**DATA EXTRACT**
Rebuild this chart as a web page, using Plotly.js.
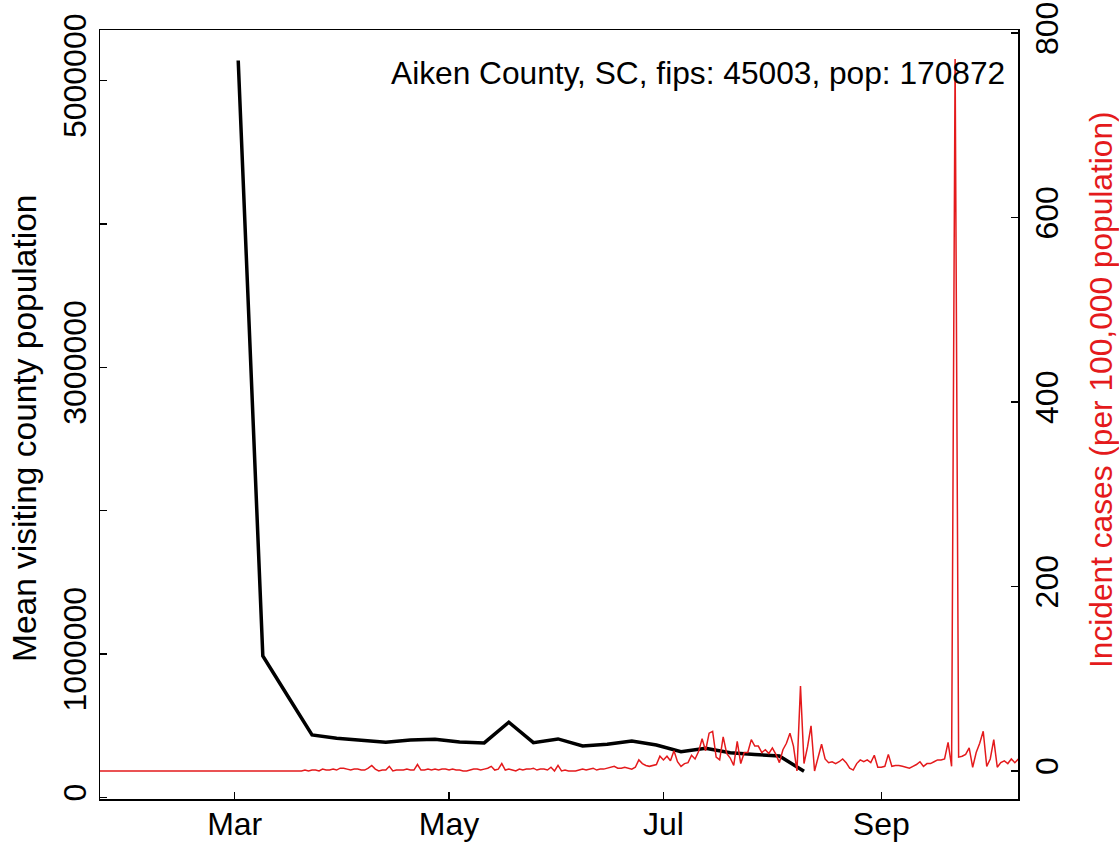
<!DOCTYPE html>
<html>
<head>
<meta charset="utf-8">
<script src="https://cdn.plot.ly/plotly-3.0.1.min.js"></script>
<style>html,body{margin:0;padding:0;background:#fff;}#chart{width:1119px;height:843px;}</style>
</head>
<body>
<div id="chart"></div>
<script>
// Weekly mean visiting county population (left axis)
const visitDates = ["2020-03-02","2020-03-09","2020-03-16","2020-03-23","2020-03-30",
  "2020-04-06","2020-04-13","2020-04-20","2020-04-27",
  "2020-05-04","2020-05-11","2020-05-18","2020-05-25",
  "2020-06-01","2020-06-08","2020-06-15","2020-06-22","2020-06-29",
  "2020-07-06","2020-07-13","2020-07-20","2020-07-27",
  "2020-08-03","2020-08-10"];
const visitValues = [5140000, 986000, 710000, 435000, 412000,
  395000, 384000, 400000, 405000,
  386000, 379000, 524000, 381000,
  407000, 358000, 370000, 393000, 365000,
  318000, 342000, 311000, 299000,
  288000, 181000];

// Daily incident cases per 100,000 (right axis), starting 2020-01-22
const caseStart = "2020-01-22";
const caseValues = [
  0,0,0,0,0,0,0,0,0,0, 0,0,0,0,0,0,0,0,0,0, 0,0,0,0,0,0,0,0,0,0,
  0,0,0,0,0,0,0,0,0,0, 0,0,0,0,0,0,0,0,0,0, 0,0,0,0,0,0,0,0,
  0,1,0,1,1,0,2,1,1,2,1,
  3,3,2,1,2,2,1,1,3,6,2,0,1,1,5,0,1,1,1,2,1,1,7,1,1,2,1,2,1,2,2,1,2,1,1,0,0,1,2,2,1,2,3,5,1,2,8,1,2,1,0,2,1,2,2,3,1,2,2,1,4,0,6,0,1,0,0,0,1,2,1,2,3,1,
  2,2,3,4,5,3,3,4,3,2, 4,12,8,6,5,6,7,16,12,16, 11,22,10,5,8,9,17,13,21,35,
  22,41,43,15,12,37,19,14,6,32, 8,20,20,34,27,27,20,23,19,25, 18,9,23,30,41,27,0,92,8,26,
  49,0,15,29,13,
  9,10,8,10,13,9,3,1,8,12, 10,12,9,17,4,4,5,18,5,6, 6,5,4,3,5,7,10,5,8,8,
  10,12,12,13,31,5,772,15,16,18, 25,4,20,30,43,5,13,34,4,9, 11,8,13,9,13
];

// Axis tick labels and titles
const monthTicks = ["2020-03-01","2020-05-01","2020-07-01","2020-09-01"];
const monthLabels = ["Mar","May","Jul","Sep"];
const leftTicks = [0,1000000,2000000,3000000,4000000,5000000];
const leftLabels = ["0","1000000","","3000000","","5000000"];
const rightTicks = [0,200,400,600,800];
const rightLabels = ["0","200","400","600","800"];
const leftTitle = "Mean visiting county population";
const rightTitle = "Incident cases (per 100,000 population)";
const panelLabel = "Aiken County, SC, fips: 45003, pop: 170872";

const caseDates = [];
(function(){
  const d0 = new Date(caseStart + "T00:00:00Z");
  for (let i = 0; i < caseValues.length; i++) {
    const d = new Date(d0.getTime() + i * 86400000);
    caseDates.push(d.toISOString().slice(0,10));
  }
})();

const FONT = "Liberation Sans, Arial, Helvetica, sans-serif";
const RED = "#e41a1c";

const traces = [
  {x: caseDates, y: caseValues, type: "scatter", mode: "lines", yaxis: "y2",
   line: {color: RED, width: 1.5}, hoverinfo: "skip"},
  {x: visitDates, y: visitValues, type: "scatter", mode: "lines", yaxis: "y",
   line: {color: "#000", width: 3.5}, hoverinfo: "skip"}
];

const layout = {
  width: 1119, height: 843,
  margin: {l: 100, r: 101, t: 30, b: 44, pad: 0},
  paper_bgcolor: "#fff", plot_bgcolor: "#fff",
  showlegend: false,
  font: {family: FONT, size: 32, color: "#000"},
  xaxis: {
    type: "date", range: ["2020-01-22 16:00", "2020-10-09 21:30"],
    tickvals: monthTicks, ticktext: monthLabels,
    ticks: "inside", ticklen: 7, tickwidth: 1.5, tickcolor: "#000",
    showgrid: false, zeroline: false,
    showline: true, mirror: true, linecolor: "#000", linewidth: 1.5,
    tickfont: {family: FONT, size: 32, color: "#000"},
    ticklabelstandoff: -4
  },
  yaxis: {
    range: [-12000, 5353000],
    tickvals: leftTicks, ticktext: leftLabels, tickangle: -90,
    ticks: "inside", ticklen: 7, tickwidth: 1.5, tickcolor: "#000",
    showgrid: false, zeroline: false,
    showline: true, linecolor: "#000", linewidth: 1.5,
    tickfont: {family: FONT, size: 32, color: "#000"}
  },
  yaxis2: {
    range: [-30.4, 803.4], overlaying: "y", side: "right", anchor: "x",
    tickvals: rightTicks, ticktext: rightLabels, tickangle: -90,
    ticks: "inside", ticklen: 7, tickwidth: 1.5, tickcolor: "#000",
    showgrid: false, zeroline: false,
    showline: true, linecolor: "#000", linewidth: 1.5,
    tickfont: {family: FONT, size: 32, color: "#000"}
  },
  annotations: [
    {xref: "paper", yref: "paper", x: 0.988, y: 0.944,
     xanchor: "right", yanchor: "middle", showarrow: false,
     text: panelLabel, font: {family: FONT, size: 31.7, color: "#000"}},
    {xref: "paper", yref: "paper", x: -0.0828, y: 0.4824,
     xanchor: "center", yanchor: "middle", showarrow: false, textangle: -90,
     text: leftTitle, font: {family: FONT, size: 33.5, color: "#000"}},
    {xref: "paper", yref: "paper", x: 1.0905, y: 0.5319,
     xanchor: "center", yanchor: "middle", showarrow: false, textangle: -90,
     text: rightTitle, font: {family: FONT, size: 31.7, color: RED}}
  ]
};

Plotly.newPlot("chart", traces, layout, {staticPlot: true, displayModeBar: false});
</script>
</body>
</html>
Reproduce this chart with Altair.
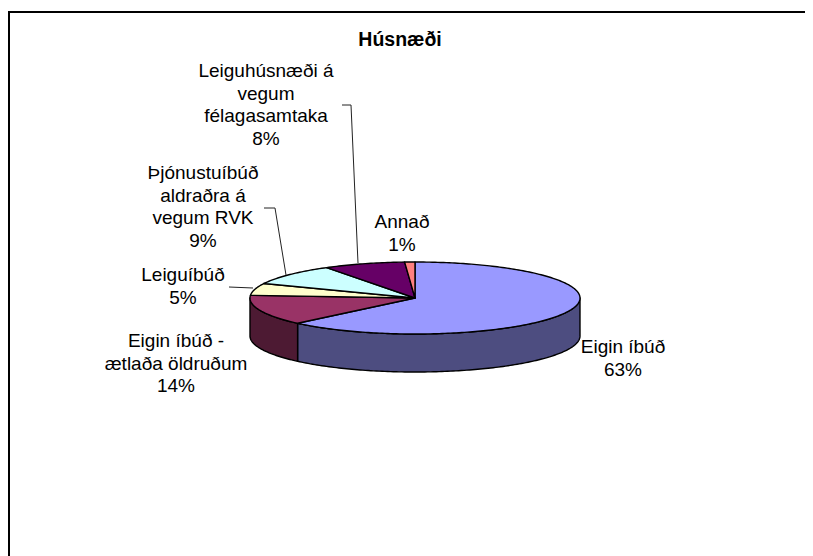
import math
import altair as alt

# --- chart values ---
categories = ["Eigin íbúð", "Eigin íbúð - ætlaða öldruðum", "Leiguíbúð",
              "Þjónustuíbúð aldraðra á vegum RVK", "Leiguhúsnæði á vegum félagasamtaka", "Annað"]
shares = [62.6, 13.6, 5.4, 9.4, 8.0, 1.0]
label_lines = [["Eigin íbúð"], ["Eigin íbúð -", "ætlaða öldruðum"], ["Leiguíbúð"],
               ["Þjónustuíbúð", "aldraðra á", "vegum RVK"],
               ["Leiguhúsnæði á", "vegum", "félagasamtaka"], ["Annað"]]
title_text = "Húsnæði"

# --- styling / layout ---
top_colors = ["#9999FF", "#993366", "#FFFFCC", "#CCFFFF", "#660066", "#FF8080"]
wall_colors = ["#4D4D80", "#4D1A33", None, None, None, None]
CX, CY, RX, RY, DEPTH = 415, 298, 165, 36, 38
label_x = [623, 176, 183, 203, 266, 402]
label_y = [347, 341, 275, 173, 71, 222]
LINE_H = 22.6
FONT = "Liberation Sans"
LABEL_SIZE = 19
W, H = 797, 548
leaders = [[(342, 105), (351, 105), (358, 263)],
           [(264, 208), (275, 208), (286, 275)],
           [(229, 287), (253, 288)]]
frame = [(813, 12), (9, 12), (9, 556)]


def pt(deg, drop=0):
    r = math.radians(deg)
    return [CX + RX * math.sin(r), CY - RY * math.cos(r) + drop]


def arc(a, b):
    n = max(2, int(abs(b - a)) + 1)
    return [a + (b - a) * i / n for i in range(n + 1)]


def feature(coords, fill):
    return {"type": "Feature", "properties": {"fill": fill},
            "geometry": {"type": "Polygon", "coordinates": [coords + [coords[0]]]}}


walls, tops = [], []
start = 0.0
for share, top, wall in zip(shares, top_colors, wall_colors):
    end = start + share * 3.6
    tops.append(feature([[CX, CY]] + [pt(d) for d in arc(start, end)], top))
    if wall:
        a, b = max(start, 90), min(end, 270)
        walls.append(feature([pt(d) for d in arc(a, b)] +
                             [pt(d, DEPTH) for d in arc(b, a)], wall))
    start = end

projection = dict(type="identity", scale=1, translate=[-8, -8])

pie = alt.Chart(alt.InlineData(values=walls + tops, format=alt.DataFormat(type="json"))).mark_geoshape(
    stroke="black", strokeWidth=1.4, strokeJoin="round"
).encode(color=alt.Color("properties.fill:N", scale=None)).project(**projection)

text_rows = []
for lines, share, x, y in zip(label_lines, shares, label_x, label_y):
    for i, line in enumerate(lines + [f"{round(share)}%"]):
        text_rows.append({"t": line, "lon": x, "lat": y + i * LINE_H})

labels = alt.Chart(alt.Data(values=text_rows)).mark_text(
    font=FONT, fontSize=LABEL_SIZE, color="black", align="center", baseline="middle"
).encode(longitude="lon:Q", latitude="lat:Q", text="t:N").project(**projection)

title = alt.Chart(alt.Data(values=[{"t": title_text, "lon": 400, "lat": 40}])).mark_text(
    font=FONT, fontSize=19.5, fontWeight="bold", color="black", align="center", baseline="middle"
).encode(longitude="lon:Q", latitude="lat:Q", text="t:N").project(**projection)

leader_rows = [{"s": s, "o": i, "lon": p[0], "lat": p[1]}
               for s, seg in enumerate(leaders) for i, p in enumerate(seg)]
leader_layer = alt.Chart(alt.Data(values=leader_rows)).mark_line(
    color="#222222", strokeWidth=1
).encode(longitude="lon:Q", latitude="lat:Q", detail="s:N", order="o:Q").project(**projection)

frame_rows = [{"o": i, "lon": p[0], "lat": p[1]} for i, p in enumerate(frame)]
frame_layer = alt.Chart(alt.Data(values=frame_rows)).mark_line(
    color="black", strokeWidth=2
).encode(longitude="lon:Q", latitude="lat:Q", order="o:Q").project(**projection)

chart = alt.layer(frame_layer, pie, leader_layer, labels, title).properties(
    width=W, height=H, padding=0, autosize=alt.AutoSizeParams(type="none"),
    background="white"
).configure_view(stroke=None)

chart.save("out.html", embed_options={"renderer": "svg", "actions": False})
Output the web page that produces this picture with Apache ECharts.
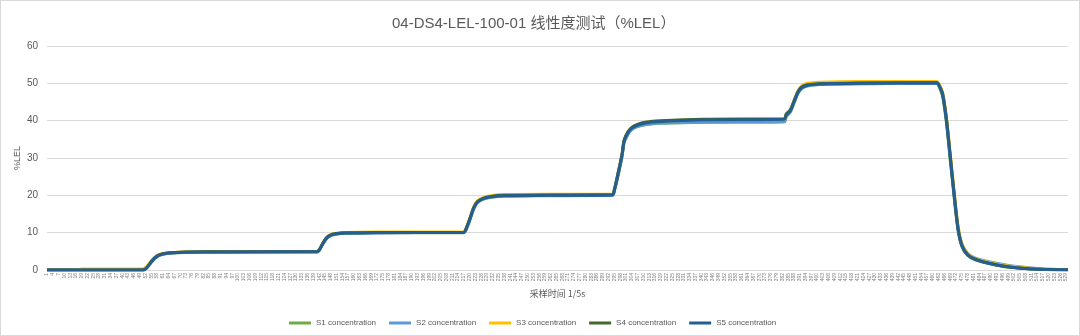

**GIVEN REQUEST**
Copy exactly, and copy only, the lines from the one with "Reproduce this chart with Altair." to the one with "import altair as alt", ends included. Pictures are not part of the copy.

**WORKED SOLUTION**
Reproduce this chart with Altair.
import math
import altair as alt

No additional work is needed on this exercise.